The title of this diary comes from a tune by the great B.B. King. When I first committed to trying to play bass for a living in 1984 at age 20 I had a mentor named Sammy Blue, who told me to take this tune to heart, something I never forgot. I knew HOW to play the blues; Sammy taught me how to LIVE the blues. How to read a room, how to be in the public eye, how to put across that soul that is the beating bleeding heart of American music. I never got to meet B.B. but Sammy did bring me backstage to meet Willie Dixon, an icon of both bass playing and songwriting. (And that is a story I’ll tell later…) I never saw Sammy again after about 1986 or so. He eventually wound up working with Taj Mahal a lot. Forty years later, not a week goes by I don’t think about that man.

My musical situation improved gradually from 1984 to 1996, as did my playing ability, as did my range. As a kid in 1978 I bought a brand new Fender Precision bass that I still own. It is a fantastic instrument in a lot of ways, it has so much soul. In the late 1980s I added an acoustic upright bass to my kit, and a little after that a fretless electric bass. Both of those made me stand out from the other bass players on the scene, and the upright bass in particular became something I was known for.

My current setup: my recently restored 1978 Precision, my early-2000s Warwick fretless, my 2014 Wilfer acoustic upright, and my old 1990ish Workingman’s 12 combo amp. There are stories behind all of these…

1984 was something of a false start for me. I made my move too soon for real. In 1987 I came back a better player with a much different attitude and started encountering more success. In 1990 I played SXSW. In 1992 my band opened 10 shows in 14 days for two top acts of the day.1 1993 I started a band from scratch and by 1996 I was touring the East coast constantly with six-week trips out to Colorado and Wyoming to tour the ski towns. Besides these projects I also had a serious2 long-running jazz quartet that played casual dates for good money, and I was in demand as a session player on the Americana scene, especially for my acoustic upright work.

And that’s where I want to get back to. I don’t know if I can do it. I am pretty sure I can recover my physical and technical playing ability with some months of hard work but I am not at all sure that a place in the music world still exists for me. If there is such a place, my feeling is that I won’t be able to evolve into it the way I did in the 1980s and 90s. I am going to have to arrive ready to melt faces, with multiple instruments to hand and multiple genres of music under my fingers and in my head. I have a feeling that I will fail if I make my move too soon.
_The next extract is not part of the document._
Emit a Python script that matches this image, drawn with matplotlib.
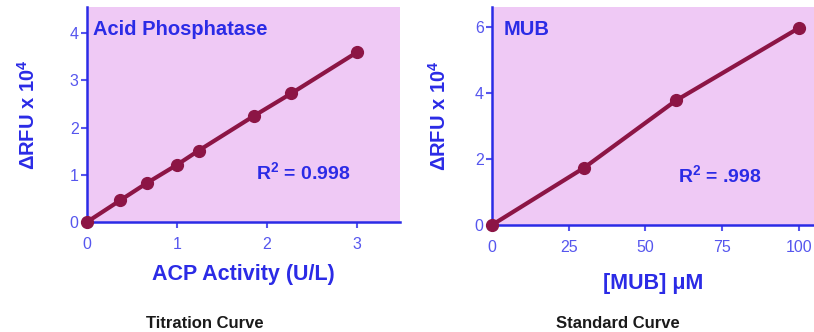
import matplotlib
matplotlib.use("Agg")
import matplotlib.pyplot as plt

# titration curve (acid phosphatase)
acp_activity = [0, 0.37, 0.67, 1.0, 1.24, 1.86, 2.27, 3.0]
acp_rfu = [0, 0.46, 0.83, 1.21, 1.51, 2.25, 2.72, 3.59]

# standard curve (MUB)
mub_conc = [0, 30, 60, 100]
mub_rfu = [0, 1.73, 3.77, 5.96]

plt.rcParams["mathtext.fontset"] = "custom"
plt.rcParams["mathtext.rm"] = "Liberation Sans:bold"
plt.rcParams["mathtext.default"] = "rm"

bg = "#efc9f5"
blue = "#2b2be6"
tickblue = "#5656ee"
red = "#8c1545"
fam = ["Liberation Sans", "DejaVu Sans"]
narrow = ["Liberation Sans Narrow", "Liberation Sans", "DejaVu Sans"]

fig = plt.figure(figsize=(8.14, 3.32), dpi=100)
ax1 = fig.add_axes([0.1069, 0.3313, 0.3845, 0.6476])
ax2 = fig.add_axes([0.6044, 0.3223, 0.3956, 0.6566])


def style(ax):
    ax.set_facecolor(bg)
    for s in ["top", "right"]:
        ax.spines[s].set_visible(False)
    for s in ["left", "bottom"]:
        ax.spines[s].set_color(blue)
        ax.spines[s].set_linewidth(1.8)
    ax.tick_params(colors=tickblue, labelsize=11.5, length=4.5, width=1.5)
    ax.tick_params(axis="x", pad=6)
    ax.tick_params(axis="y", pad=1.5)
    for lab in ax.get_xticklabels() + ax.get_yticklabels():
        lab.set_family(fam)


ax1.plot(acp_activity, acp_rfu, color=red, lw=3, marker="o", ms=8.5, clip_on=False, zorder=3)
ax1.set_xlim(0, 3.48)
ax1.set_ylim(0, 4.55)
ax1.set_xticks([0, 1, 2, 3])
ax1.set_yticks([0, 1, 2, 3, 4])
style(ax1)
ax1.text(0.02, 0.895, "Acid Phosphatase", transform=ax1.transAxes, color=blue,
         fontsize=14.5, fontweight="bold", family=fam, va="center")
ax1.text(0.54, 0.23, "R$^2$ = 0.998", transform=ax1.transAxes, color=blue,
         fontsize=14, fontweight="bold", family=fam, va="center")
ax1.set_xlabel("ACP Activity (U/L)", color=blue, fontsize=15.5, fontweight="bold",
               family=fam, labelpad=9)
ax1.set_ylabel("ΔRFU x 10$^4$", color=blue, fontsize=14.5, fontweight="bold",
               family=fam, labelpad=22)

ax2.plot(mub_conc, mub_rfu, color=red, lw=3, marker="o", ms=8.5, clip_on=False, zorder=3)
ax2.set_xlim(0, 105)
ax2.set_ylim(0, 6.6)
ax2.set_xticks([0, 25, 50, 75, 100])
ax2.set_yticks([0, 2, 4, 6])
style(ax2)
ax2.text(0.035, 0.895, "MUB", transform=ax2.transAxes, color=blue,
         fontsize=14.5, fontweight="bold", family=fam, va="center")
ax2.text(0.578, 0.23, "R$^2$ = .998", transform=ax2.transAxes, color=blue,
         fontsize=14, fontweight="bold", family=fam, va="center")
ax2.set_xlabel("[MUB] μM", color=blue, fontsize=15.5, fontweight="bold",
               family=fam, labelpad=13)
ax2.set_ylabel("ΔRFU x 10$^4$", color=blue, fontsize=14.5, fontweight="bold",
               family=fam, labelpad=18)

fig.text(205 / 814, 1 - 323 / 332, "Titration Curve", ha="center", va="center",
         fontsize=12, fontweight="bold", family=narrow, color="#1a1a1a")
fig.text(618 / 814, 1 - 323 / 332, "Standard Curve", ha="center", va="center",
         fontsize=12, fontweight="bold", family=narrow, color="#1a1a1a")

fig.savefig("out.png", dpi=100)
This project may seem like a mid-life crisis or some such but it’s not. I heard Dave Holland shred free jazz live on stage a month ago. He’s 78 years old. Sting is touring with his “3.0” band, he reworked his hits for a stripped-down guitar/bass/drums power trio. Sting is 73. I’m not inventing an imaginary past, I’m not putting up a facade, I am out to work at a level that I still know and remember quite well. There is nothing imaginary about what I am setting out to do.

So that brings me back to here. I’ll talk about my instruments and how I re-assembled my arsenal of basses. I’ll talk about my practice regime and the songs I’m thinking about and why those songs are important. I’ll reach back in time for people and tunes and shows and I will project what I remember from then into my present and into my future.
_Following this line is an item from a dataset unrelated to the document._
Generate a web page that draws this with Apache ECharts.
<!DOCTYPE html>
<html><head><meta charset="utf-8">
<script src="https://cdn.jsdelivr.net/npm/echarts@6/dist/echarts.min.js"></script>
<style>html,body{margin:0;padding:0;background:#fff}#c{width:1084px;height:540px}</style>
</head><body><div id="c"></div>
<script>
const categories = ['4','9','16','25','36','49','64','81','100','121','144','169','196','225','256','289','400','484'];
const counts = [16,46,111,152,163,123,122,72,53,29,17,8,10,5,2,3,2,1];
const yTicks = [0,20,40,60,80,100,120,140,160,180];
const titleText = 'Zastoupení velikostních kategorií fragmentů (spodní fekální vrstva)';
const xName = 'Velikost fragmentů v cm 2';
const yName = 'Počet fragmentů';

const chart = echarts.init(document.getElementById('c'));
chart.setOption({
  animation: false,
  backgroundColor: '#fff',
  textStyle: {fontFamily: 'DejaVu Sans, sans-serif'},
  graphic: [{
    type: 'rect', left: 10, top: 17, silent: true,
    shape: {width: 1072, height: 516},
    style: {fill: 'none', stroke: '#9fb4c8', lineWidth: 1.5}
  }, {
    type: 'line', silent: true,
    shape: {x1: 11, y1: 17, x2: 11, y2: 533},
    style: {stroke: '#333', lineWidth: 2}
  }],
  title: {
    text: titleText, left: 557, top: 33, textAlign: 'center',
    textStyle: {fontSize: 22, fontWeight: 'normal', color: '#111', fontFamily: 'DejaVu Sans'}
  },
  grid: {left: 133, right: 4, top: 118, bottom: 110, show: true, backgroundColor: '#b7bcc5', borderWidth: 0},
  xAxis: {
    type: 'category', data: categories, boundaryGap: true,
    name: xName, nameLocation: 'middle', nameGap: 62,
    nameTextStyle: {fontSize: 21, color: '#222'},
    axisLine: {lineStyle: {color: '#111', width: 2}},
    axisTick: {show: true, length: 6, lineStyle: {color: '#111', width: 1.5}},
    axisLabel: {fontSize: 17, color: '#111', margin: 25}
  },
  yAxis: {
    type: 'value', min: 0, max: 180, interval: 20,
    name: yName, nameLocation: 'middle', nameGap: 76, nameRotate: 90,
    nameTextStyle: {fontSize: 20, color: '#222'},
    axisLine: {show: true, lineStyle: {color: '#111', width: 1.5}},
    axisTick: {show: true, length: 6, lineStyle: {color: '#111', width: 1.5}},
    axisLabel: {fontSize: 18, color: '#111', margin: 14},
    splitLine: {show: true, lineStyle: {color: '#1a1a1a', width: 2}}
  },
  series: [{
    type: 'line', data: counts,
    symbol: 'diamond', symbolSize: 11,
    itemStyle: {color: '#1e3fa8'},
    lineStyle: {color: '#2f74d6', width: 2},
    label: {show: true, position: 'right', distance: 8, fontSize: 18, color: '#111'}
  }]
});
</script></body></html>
Over time I’ll add recurring features about what I’m listening to and what I’m playing. I plan to post simple audio files and some images of sheet music and such, and I’ll write about what I’m working on and where I’m trying to get to, song by song and lick by lick.

I hope these essays will amuse you even if you’re not a musician. I’ll surely write about some technical aspects of playing the instruments but for me, playing has always been in the service of the music, and the music has always been in the service of the audience. That’s you.

So until next time— I never make my move too soon.

1  Indigo Girls and Matthew Sweet co-headlined a big tour that summer behind the IG album “Rites of Passage”. IG had one hell of a band for that tour.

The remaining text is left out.